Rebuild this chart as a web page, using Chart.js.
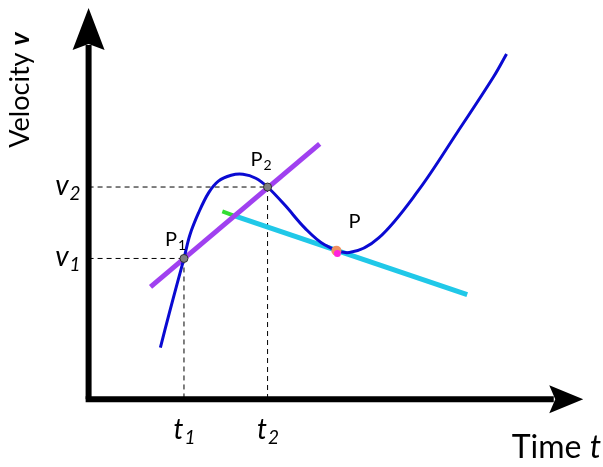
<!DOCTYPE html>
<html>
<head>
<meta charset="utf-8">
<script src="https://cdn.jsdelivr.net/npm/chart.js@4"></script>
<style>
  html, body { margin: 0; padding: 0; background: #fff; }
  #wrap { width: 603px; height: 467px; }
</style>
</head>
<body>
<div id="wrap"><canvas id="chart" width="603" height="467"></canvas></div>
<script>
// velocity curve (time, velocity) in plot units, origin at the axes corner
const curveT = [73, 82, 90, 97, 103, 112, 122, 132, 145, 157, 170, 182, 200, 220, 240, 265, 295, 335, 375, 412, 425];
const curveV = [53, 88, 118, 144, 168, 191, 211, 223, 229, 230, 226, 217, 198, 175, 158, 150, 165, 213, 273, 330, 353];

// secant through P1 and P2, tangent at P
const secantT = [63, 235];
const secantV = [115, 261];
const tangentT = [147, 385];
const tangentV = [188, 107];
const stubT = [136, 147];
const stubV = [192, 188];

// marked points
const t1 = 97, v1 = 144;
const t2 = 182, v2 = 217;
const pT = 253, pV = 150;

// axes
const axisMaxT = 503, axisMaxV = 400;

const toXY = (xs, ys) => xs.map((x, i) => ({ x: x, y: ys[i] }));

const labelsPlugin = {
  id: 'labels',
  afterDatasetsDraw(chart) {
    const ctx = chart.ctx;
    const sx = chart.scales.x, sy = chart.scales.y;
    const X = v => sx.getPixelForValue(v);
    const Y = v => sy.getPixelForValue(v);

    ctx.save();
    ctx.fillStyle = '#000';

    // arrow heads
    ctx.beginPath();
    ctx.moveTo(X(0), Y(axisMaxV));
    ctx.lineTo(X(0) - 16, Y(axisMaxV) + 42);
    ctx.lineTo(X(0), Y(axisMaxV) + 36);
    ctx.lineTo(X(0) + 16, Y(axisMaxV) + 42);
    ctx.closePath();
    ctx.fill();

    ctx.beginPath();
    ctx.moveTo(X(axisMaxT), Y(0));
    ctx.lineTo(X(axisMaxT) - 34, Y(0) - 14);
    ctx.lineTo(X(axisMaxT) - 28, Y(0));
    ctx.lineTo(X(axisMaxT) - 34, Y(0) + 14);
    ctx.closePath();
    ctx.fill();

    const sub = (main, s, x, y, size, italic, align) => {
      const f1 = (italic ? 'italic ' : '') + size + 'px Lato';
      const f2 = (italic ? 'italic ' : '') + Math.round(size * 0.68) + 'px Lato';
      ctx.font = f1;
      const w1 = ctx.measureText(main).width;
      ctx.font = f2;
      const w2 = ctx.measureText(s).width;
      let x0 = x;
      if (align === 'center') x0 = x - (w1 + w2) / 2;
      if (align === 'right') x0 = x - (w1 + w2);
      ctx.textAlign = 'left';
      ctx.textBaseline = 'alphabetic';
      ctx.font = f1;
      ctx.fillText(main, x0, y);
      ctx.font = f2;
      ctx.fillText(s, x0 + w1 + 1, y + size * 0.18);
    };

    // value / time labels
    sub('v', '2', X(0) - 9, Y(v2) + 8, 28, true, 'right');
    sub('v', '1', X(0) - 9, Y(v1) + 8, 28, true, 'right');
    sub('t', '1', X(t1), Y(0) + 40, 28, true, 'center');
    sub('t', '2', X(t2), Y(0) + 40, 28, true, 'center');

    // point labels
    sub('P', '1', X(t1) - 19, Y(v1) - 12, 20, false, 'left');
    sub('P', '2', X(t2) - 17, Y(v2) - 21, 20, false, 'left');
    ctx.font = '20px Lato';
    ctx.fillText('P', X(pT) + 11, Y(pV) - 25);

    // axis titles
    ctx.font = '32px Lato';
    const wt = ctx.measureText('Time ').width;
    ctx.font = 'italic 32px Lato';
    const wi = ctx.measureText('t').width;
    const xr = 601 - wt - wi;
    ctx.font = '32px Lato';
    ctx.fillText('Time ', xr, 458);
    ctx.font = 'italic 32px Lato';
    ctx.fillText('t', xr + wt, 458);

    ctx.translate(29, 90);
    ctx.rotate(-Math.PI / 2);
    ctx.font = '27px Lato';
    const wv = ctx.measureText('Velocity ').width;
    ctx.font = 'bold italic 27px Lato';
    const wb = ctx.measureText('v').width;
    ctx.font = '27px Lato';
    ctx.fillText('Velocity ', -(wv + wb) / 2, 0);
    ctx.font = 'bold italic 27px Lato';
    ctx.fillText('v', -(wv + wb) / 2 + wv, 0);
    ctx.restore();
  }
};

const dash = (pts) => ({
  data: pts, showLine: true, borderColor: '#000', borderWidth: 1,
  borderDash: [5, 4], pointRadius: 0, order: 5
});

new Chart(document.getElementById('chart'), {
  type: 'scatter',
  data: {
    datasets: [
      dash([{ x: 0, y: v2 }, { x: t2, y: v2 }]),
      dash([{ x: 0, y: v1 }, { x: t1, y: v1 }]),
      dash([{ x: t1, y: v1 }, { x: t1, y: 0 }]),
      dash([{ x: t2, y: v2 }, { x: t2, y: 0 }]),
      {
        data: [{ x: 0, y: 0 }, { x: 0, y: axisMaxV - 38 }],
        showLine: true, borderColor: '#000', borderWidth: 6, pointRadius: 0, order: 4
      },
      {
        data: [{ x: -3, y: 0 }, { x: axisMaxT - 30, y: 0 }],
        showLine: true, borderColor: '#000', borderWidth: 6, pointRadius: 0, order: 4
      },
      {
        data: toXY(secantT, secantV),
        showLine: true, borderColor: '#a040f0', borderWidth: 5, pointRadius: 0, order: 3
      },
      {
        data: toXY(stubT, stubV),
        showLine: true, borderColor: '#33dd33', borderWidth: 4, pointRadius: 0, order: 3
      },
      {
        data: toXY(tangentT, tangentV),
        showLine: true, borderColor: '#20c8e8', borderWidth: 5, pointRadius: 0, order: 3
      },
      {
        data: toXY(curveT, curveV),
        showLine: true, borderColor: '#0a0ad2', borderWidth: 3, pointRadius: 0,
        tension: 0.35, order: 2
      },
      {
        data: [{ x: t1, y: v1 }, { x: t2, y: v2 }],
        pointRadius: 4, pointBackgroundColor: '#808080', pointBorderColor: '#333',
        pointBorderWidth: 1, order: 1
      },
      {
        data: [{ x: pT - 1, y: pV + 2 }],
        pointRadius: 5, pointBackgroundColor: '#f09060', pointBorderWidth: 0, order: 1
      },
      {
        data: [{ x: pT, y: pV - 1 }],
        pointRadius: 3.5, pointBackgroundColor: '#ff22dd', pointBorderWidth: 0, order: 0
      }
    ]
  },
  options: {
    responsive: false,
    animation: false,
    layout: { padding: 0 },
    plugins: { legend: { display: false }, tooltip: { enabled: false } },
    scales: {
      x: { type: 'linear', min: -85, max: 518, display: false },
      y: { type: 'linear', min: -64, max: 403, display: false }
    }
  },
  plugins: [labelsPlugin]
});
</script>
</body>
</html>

● ● ●

**STATED TASK**
Transcribe the material exactly, keeping every word and none of the pictures.

**EXERCISE SOLUTION**
Rebuild this chart as a web page, using Chart.js.
<!DOCTYPE html>
<html>
<head>
<meta charset="utf-8">
<script src="https://cdn.jsdelivr.net/npm/chart.js@4"></script>
<style>
  html, body { margin: 0; padding: 0; background: #fff; }
  #wrap { width: 603px; height: 467px; }
</style>
</head>
<body>
<div id="wrap"><canvas id="chart" width="603" height="467"></canvas></div>
<script>
// velocity curve (time, velocity) in plot units, origin at the axes corner
const curveT = [73, 82, 90, 97, 103, 112, 122, 132, 145, 157, 170, 182, 200, 220, 240, 265, 295, 335, 375, 412, 425];
const curveV = [53, 88, 118, 144, 168, 191, 211, 223, 229, 230, 226, 217, 198, 175, 158, 150, 165, 213, 273, 330, 353];

// secant through P1 and P2, tangent at P
const secantT = [63, 235];
const secantV = [115, 261];
const tangentT = [147, 385];
const tangentV = [188, 107];
const stubT = [136, 147];
const stubV = [192, 188];

// marked points
const t1 = 97, v1 = 144;
const t2 = 182, v2 = 217;
const pT = 253, pV = 150;

// axes
const axisMaxT = 503, axisMaxV = 400;

const toXY = (xs, ys) => xs.map((x, i) => ({ x: x, y: ys[i] }));

const labelsPlugin = {
  id: 'labels',
  afterDatasetsDraw(chart) {
    const ctx = chart.ctx;
    const sx = chart.scales.x, sy = chart.scales.y;
    const X = v => sx.getPixelForValue(v);
    const Y = v => sy.getPixelForValue(v);

    ctx.save();
    ctx.fillStyle = '#000';

    // arrow heads
    ctx.beginPath();
    ctx.moveTo(X(0), Y(axisMaxV));
    ctx.lineTo(X(0) - 16, Y(axisMaxV) + 42);
    ctx.lineTo(X(0), Y(axisMaxV) + 36);
    ctx.lineTo(X(0) + 16, Y(axisMaxV) + 42);
    ctx.closePath();
    ctx.fill();

    ctx.beginPath();
    ctx.moveTo(X(axisMaxT), Y(0));
    ctx.lineTo(X(axisMaxT) - 34, Y(0) - 14);
    ctx.lineTo(X(axisMaxT) - 28, Y(0));
    ctx.lineTo(X(axisMaxT) - 34, Y(0) + 14);
    ctx.closePath();
    ctx.fill();

    const sub = (main, s, x, y, size, italic, align) => {
      const f1 = (italic ? 'italic ' : '') + size + 'px Lato';
      const f2 = (italic ? 'italic ' : '') + Math.round(size * 0.68) + 'px Lato';
      ctx.font = f1;
      const w1 = ctx.measureText(main).width;
      ctx.font = f2;
      const w2 = ctx.measureText(s).width;
      let x0 = x;
      if (align === 'center') x0 = x - (w1 + w2) / 2;
      if (align === 'right') x0 = x - (w1 + w2);
      ctx.textAlign = 'left';
      ctx.textBaseline = 'alphabetic';
      ctx.font = f1;
      ctx.fillText(main, x0, y);
      ctx.font = f2;
      ctx.fillText(s, x0 + w1 + 1, y + size * 0.18);
    };

    // value / time labels
    sub('v', '2', X(0) - 9, Y(v2) + 8, 28, true, 'right');
    sub('v', '1', X(0) - 9, Y(v1) + 8, 28, true, 'right');
    sub('t', '1', X(t1), Y(0) + 40, 28, true, 'center');
    sub('t', '2', X(t2), Y(0) + 40, 28, true, 'center');

    // point labels
    sub('P', '1', X(t1) - 19, Y(v1) - 12, 20, false, 'left');
    sub('P', '2', X(t2) - 17, Y(v2) - 21, 20, false, 'left');
    ctx.font = '20px Lato';
    ctx.fillText('P', X(pT) + 11, Y(pV) - 25);

    // axis titles
    ctx.font = '32px Lato';
    const wt = ctx.measureText('Time ').width;
    ctx.font = 'italic 32px Lato';
    const wi = ctx.measureText('t').width;
    const xr = 601 - wt - wi;
    ctx.font = '32px Lato';
    ctx.fillText('Time ', xr, 458);
    ctx.font = 'italic 32px Lato';
    ctx.fillText('t', xr + wt, 458);

    ctx.translate(29, 90);
    ctx.rotate(-Math.PI / 2);
    ctx.font = '27px Lato';
    const wv = ctx.measureText('Velocity ').width;
    ctx.font = 'bold italic 27px Lato';
    const wb = ctx.measureText('v').width;
    ctx.font = '27px Lato';
    ctx.fillText('Velocity ', -(wv + wb) / 2, 0);
    ctx.font = 'bold italic 27px Lato';
    ctx.fillText('v', -(wv + wb) / 2 + wv, 0);
    ctx.restore();
  }
};

const dash = (pts) => ({
  data: pts, showLine: true, borderColor: '#000', borderWidth: 1,
  borderDash: [5, 4], pointRadius: 0, order: 5
});

new Chart(document.getElementById('chart'), {
  type: 'scatter',
  data: {
    datasets: [
      dash([{ x: 0, y: v2 }, { x: t2, y: v2 }]),
      dash([{ x: 0, y: v1 }, { x: t1, y: v1 }]),
      dash([{ x: t1, y: v1 }, { x: t1, y: 0 }]),
      dash([{ x: t2, y: v2 }, { x: t2, y: 0 }]),
      {
        data: [{ x: 0, y: 0 }, { x: 0, y: axisMaxV - 38 }],
        showLine: true, borderColor: '#000', borderWidth: 6, pointRadius: 0, order: 4
      },
      {
        data: [{ x: -3, y: 0 }, { x: axisMaxT - 30, y: 0 }],
        showLine: true, borderColor: '#000', borderWidth: 6, pointRadius: 0, order: 4
      },
      {
        data: toXY(secantT, secantV),
        showLine: true, borderColor: '#a040f0', borderWidth: 5, pointRadius: 0, order: 3
      },
      {
        data: toXY(stubT, stubV),
        showLine: true, borderColor: '#33dd33', borderWidth: 4, pointRadius: 0, order: 3
      },
      {
        data: toXY(tangentT, tangentV),
        showLine: true, borderColor: '#20c8e8', borderWidth: 5, pointRadius: 0, order: 3
      },
      {
        data: toXY(curveT, curveV),
        showLine: true, borderColor: '#0a0ad2', borderWidth: 3, pointRadius: 0,
        tension: 0.35, order: 2
      },
      {
        data: [{ x: t1, y: v1 }, { x: t2, y: v2 }],
        pointRadius: 4, pointBackgroundColor: '#808080', pointBorderColor: '#333',
        pointBorderWidth: 1, order: 1
      },
      {
        data: [{ x: pT - 1, y: pV + 2 }],
        pointRadius: 5, pointBackgroundColor: '#f09060', pointBorderWidth: 0, order: 1
      },
      {
        data: [{ x: pT, y: pV - 1 }],
        pointRadius: 3.5, pointBackgroundColor: '#ff22dd', pointBorderWidth: 0, order: 0
      }
    ]
  },
  options: {
    responsive: false,
    animation: false,
    layout: { padding: 0 },
    plugins: { legend: { display: false }, tooltip: { enabled: false } },
    scales: {
      x: { type: 'linear', min: -85, max: 518, display: false },
      y: { type: 'linear', min: -64, max: 403, display: false }
    }
  },
  plugins: [labelsPlugin]
});
</script>
</body>
</html>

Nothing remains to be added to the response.